Provides food to those who would otherwise go hungry

Invests in companies that are the backbone of our economy and that provide jobs to the jobless

Protects the minority from the tyranny of the majority

Relies on women to know what’s best for their own bodies

Protects diversity in how or whether we worship, and disdains a one-size-fits all definition of morality

Insures workplace safety while simultaneously investing in roads, bridges, research and technology

The culmination of the evening was heralded by another government employee, Julian Castro, mayor of San Antonio.  Mayor Castro got the biggest cheer of the evening when he credited government aid in his formative years.  “Without it, I’d be holding a mop instead of this microphone.”

The star of the evening, Michelle Obama revitalized her husband’s humanity.

We switched back to the PBS booth.  I swear I saw David’s eyes glisten.  And we both understood why George hadn’t been invited.

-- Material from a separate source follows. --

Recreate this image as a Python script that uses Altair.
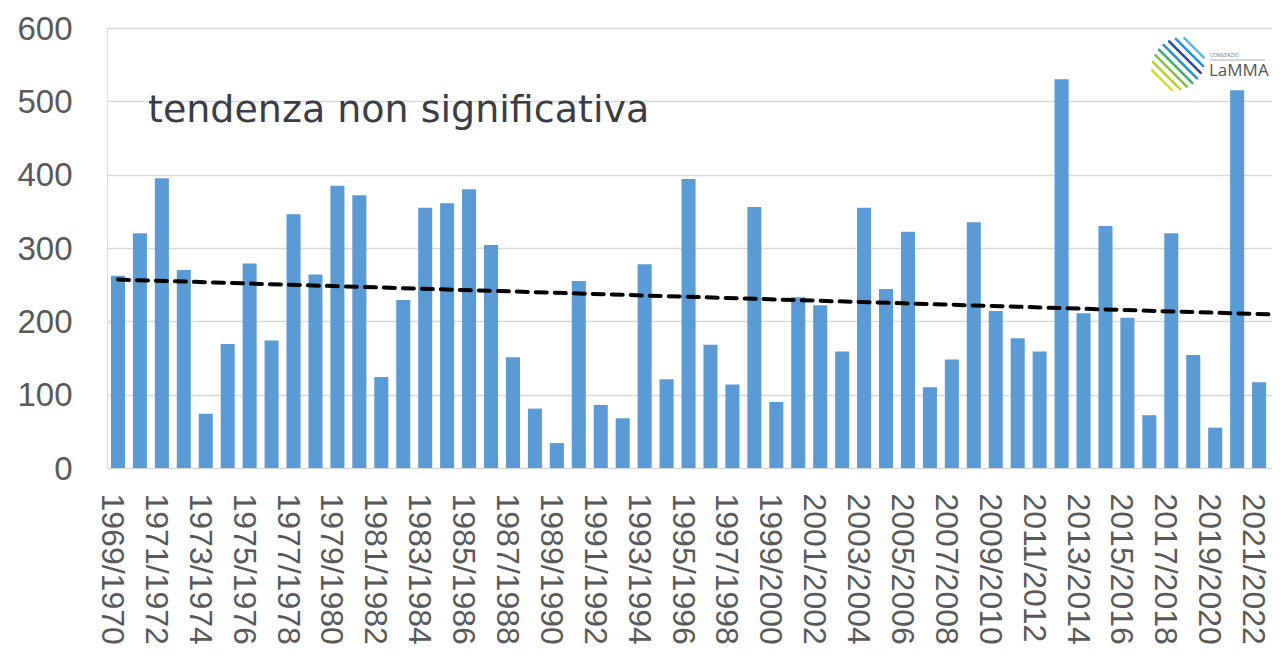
import math
import altair as alt
import pandas as pd

# ---- data ----
seasons = [
    "1969/1970", "1970/1971", "1971/1972", "1972/1973", "1973/1974", "1974/1975",
    "1975/1976", "1976/1977", "1977/1978", "1978/1979", "1979/1980", "1980/1981",
    "1981/1982", "1982/1983", "1983/1984", "1984/1985", "1985/1986", "1986/1987",
    "1987/1988", "1988/1989", "1989/1990", "1990/1991", "1991/1992", "1992/1993",
    "1993/1994", "1994/1995", "1995/1996", "1996/1997", "1997/1998", "1998/1999",
    "1999/2000", "2000/2001", "2001/2002", "2002/2003", "2003/2004", "2004/2005",
    "2005/2006", "2006/2007", "2007/2008", "2008/2009", "2009/2010", "2010/2011",
    "2011/2012", "2012/2013", "2013/2014", "2014/2015", "2015/2016", "2016/2017",
    "2017/2018", "2018/2019", "2019/2020", "2020/2021", "2021/2022", "2022/2023",
]
values = [
    262, 320, 395, 270, 74, 169, 279, 174, 346, 264,
    385, 372, 124, 229, 355, 361, 380, 304, 151, 81,
    34, 255, 86, 68, 278, 121, 394, 168, 114, 356,
    90, 233, 222, 159, 355, 244, 322, 110, 148, 335,
    214, 177, 159, 530, 211, 330, 205, 72, 320, 154,
    55, 515, 117, 136,
]
y_ticks = [0, 100, 200, 300, 400, 500, 600]
x_label_values = seasons[::2]
annotation = ["tendenza non significativa"]

n = len(values)
df = pd.DataFrame({"season": seasons, "value": values, "idx": list(range(n))})

BAR = "#5B9BD5"
LABEL = "#595959"
AXIS_FONT = "Liberation Sans"

bars = alt.Chart(df).mark_bar(color=BAR).encode(
    x=alt.X(
        "season:N",
        sort=seasons,
        scale=alt.Scale(paddingInner=0.36, paddingOuter=0.18),
        axis=alt.Axis(
            title=None,
            values=x_label_values,
            labelAngle=90,
            labelFont=AXIS_FONT,
            labelFontSize=32,
            labelColor=LABEL,
            labelPadding=25,
            labelOffset=-6,
            ticks=False,
            tickSize=0,
            domain=False,
            grid=False,
            labelOverlap=False,
        ),
    ),
    y=alt.Y(
        "value:Q",
        scale=alt.Scale(domain=[0, 600], nice=False),
        axis=alt.Axis(
            title=None,
            values=y_ticks,
            labelFont=AXIS_FONT,
            labelFontSize=33,
            labelColor=LABEL,
            labelPadding=35,
            labelOffset=1,
            ticks=False,
            tickSize=0,
            domain=False,
            grid=True,
            gridColor="#d9d9d9",
            gridWidth=1.5,
        ),
    ),
)

trend = (
    alt.Chart(df)
    .transform_regression("idx", "value")
    .mark_line(color="black", strokeWidth=4, strokeDash=[11, 8], strokeCap="round")
    .encode(
        x=alt.X("idx:Q", scale=alt.Scale(domain=[-0.5, n - 0.5], nice=False, zero=False), axis=None),
        y=alt.Y("value:Q"),
    )
)

note = alt.Chart(pd.DataFrame({"t": annotation})).mark_text(
    align="left", baseline="alphabetic", font="DejaVu Sans", fontSize=38, color="#3c3c46"
).encode(x=alt.value(41), y=alt.value(94), text="t:N")

# ---- LaMMA logo (decoration) ----
cx, cy, r = 1071, 36, 28
stripe_colors = ["#d4e021", "#b2d235", "#7cc242", "#3fae6a", "#2b8fc9", "#2c4a94", "#2a8fd4", "#59b8ea"]
rows = []
for k, col in enumerate(stripe_colors):
    d = -22.75 + 6.5 * k
    mx = cx + d / math.sqrt(2)
    my = cy - d / math.sqrt(2)
    h = math.sqrt(max(r * r - d * d, 0)) * 0.85
    rows.append({"x1": mx - h / math.sqrt(2), "y1": my - h / math.sqrt(2),
                 "x2": mx + h / math.sqrt(2), "y2": my + h / math.sqrt(2), "c": col})
logo_df = pd.DataFrame(rows)
stripes = alt.Chart(logo_df).mark_rule(strokeWidth=2.5, strokeCap="round").encode(
    x=alt.X("x1:Q", scale=None), y=alt.Y("y1:Q", scale=None),
    x2="x2:Q", y2="y2:Q", color=alt.Color("c:N", scale=None),
)
logo_line = alt.Chart(pd.DataFrame({"a": [0]})).mark_rule(color="#9a9a9a", strokeWidth=0.8).encode(
    x=alt.value(1103), x2=alt.value(1158), y=alt.value(32)
)
logo_small = alt.Chart(pd.DataFrame({"t": ["CONSORZIO"]})).mark_text(
    align="left", baseline="alphabetic", font="Open Sans", fontSize=5, color="#777777"
).encode(x=alt.value(1103), y=alt.value(29), text="t:N")
logo_big = alt.Chart(pd.DataFrame({"t": ["LaMMA"]})).mark_text(
    align="left", baseline="alphabetic", font="Open Sans", fontSize=17, color="#555555"
).encode(x=alt.value(1102), y=alt.value(48), text="t:N")

chart = (
    alt.layer(bars, trend, note, stripes, logo_line, logo_small, logo_big)
    .resolve_scale(x="independent")
    .properties(
        width=1185,
        height=440,
        autosize=alt.AutoSizeParams(type="none"),
        padding={"left": 99, "top": 20, "right": -20, "bottom": 184},
    )
    .configure_view(stroke="#b3b3b3", strokeWidth=2)
    .configure(background="white")
)

chart.save("out.html", embed_options={"renderer": "svg", "actions": False})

6 Responses to “Night one in Charlotte”

  1. 1 Nancy September 5, 2012 at 2:33 pm

    Now that’s the role of government!


  2. 2 Sally September 5, 2012 at 3:01 pm

    Truly a good night in Charlotte! Thank you for your summary. Had you tuned in earlier you’d have seen PBS showing the speech of my pal R.T. Ryback! He was on right before the U.S. Congressman from Colorado who introduced himself as: Jewish, gay, a father, but above all, an American.


  3. 3 Maureen C September 5, 2012 at 5:06 pm

    Thank you Fred, for saying so well what I felt as I watched last night’s DNC. I am forever puzzled by those Americans who see the world so differently. than I do. I try to put myself in their shoes and understand why they are so mean spirited and unfeeling about their fellow man, but I never get it. I don’t understand what they see in a multi millionaire who’s done nothing for the last 6 years but run for President. Just the difference in tone of the speeches from the two conventions says it all in my humble opinion.


  4. 4 Bobbie September 5, 2012 at 8:39 pm

    Love it. Can’t wait to what you have to say about tonight!


  5. 5 Linda J. Zane September 5, 2012 at 10:14 pm

    It was a two tissue night for me. Great great blog


  6. 6 K September 22, 2012 at 11:15 am

    Didn’t watch either night..couldn’t stand another night of NOTHING.